Exercise | Look at the data below and print exactly the lines from its first line through the line with "import * as"; the pictures stay out of the copy.

Source excerpt |
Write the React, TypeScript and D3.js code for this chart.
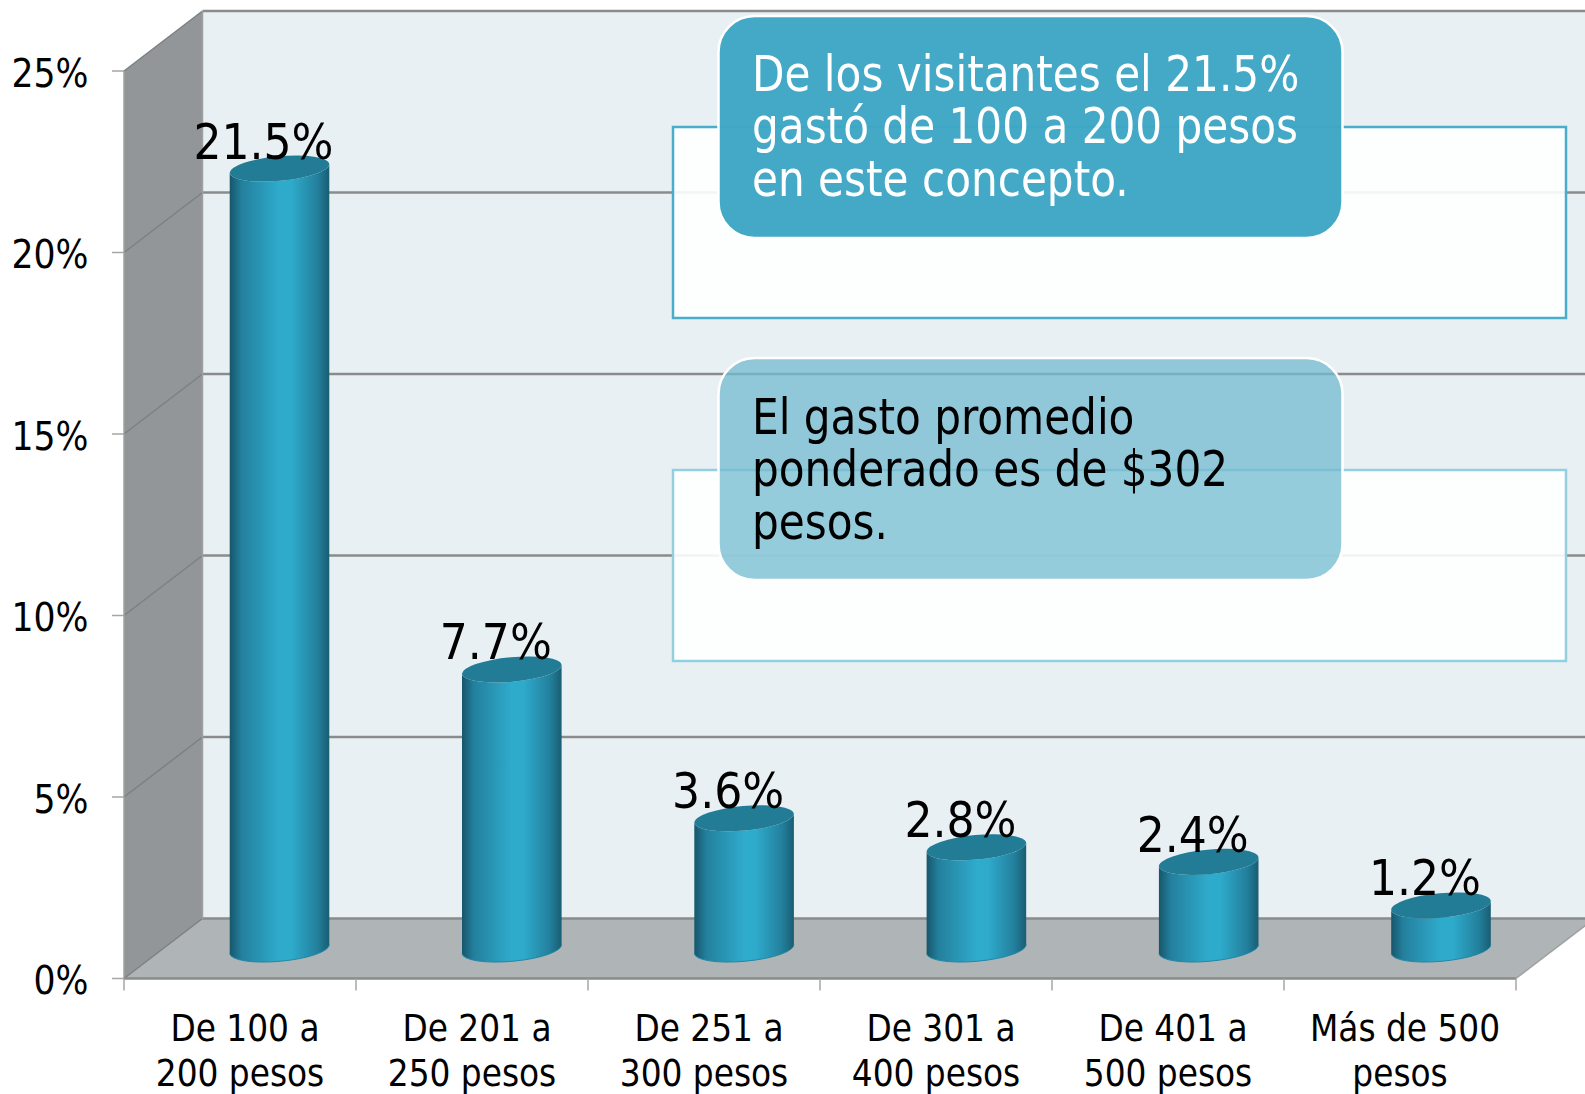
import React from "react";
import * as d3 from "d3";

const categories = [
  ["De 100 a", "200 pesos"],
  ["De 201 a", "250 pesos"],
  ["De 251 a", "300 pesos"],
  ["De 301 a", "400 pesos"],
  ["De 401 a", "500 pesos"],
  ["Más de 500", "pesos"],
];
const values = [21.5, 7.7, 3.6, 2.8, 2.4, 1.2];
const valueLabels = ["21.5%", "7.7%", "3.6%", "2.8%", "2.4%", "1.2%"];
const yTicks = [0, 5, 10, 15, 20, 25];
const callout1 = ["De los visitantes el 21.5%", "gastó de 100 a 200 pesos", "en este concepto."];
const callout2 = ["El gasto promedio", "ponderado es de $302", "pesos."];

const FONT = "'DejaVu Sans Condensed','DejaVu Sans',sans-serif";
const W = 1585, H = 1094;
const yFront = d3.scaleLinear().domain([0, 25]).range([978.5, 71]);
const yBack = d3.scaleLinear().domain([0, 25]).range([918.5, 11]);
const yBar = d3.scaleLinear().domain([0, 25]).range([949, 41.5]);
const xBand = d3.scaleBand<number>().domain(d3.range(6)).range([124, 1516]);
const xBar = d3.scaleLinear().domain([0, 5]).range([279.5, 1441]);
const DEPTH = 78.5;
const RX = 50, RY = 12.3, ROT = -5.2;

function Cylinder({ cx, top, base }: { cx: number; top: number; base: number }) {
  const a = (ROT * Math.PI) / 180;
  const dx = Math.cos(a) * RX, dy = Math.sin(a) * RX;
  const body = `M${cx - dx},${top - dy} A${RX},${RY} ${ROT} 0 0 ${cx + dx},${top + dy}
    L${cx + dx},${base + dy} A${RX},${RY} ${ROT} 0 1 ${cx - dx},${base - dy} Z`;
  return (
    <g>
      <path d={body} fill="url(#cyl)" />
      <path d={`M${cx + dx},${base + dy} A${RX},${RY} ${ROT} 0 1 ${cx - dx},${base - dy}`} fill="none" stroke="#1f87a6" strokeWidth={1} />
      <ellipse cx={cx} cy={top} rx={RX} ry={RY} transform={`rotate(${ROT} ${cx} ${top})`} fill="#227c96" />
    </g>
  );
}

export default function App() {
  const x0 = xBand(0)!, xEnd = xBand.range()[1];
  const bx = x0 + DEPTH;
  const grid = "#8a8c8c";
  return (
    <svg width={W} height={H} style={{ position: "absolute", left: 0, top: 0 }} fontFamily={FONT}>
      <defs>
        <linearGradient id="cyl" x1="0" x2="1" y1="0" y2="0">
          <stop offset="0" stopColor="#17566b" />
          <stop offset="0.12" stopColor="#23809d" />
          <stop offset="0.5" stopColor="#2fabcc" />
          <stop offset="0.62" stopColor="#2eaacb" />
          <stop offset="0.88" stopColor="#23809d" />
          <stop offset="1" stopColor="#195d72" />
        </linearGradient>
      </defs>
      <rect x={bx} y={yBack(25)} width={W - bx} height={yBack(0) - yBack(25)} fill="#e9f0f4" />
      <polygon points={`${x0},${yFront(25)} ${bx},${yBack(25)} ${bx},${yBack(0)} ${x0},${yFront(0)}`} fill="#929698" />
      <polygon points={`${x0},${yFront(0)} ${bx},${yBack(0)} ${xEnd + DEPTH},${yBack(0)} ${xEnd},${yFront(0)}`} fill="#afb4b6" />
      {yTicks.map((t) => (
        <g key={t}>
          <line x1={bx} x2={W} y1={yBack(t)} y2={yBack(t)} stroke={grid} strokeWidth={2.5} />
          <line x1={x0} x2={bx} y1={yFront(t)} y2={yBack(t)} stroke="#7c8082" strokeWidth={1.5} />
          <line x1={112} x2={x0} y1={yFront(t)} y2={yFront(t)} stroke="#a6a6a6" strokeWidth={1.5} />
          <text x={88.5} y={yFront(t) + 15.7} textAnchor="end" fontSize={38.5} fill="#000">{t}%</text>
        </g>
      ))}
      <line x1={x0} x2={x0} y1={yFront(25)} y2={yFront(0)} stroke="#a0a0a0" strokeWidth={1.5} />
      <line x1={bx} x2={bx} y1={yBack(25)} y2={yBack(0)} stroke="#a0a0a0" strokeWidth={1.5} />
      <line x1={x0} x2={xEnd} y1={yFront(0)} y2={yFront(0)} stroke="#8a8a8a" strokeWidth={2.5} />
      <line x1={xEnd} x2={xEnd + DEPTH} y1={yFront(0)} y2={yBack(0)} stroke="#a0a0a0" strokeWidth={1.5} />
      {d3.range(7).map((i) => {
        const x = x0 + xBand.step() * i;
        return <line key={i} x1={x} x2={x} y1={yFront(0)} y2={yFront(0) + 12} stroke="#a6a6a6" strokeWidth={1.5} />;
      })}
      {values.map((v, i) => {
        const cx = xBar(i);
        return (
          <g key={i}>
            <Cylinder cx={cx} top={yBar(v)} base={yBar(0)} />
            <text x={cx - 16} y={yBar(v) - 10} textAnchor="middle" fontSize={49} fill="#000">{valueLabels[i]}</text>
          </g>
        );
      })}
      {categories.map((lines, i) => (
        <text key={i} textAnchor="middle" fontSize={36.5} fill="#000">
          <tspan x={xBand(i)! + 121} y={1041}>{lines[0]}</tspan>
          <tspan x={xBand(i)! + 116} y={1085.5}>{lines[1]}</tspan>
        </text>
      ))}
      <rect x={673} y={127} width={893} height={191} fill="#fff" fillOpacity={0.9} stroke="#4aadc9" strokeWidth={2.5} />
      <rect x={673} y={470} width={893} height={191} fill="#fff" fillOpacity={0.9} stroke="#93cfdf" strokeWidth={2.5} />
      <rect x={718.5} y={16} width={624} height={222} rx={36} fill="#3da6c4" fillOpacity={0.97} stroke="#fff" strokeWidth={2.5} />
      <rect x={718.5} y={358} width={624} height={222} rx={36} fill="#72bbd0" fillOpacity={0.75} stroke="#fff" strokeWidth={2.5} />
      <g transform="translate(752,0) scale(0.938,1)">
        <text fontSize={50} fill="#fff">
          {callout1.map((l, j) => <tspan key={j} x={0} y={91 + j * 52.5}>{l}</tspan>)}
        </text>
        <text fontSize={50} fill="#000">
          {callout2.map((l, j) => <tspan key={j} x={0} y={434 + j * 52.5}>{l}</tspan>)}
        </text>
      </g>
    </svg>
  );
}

Finished answer |
Write the React, TypeScript and D3.js code for this chart.
import React from "react";
import * as d3 from "d3";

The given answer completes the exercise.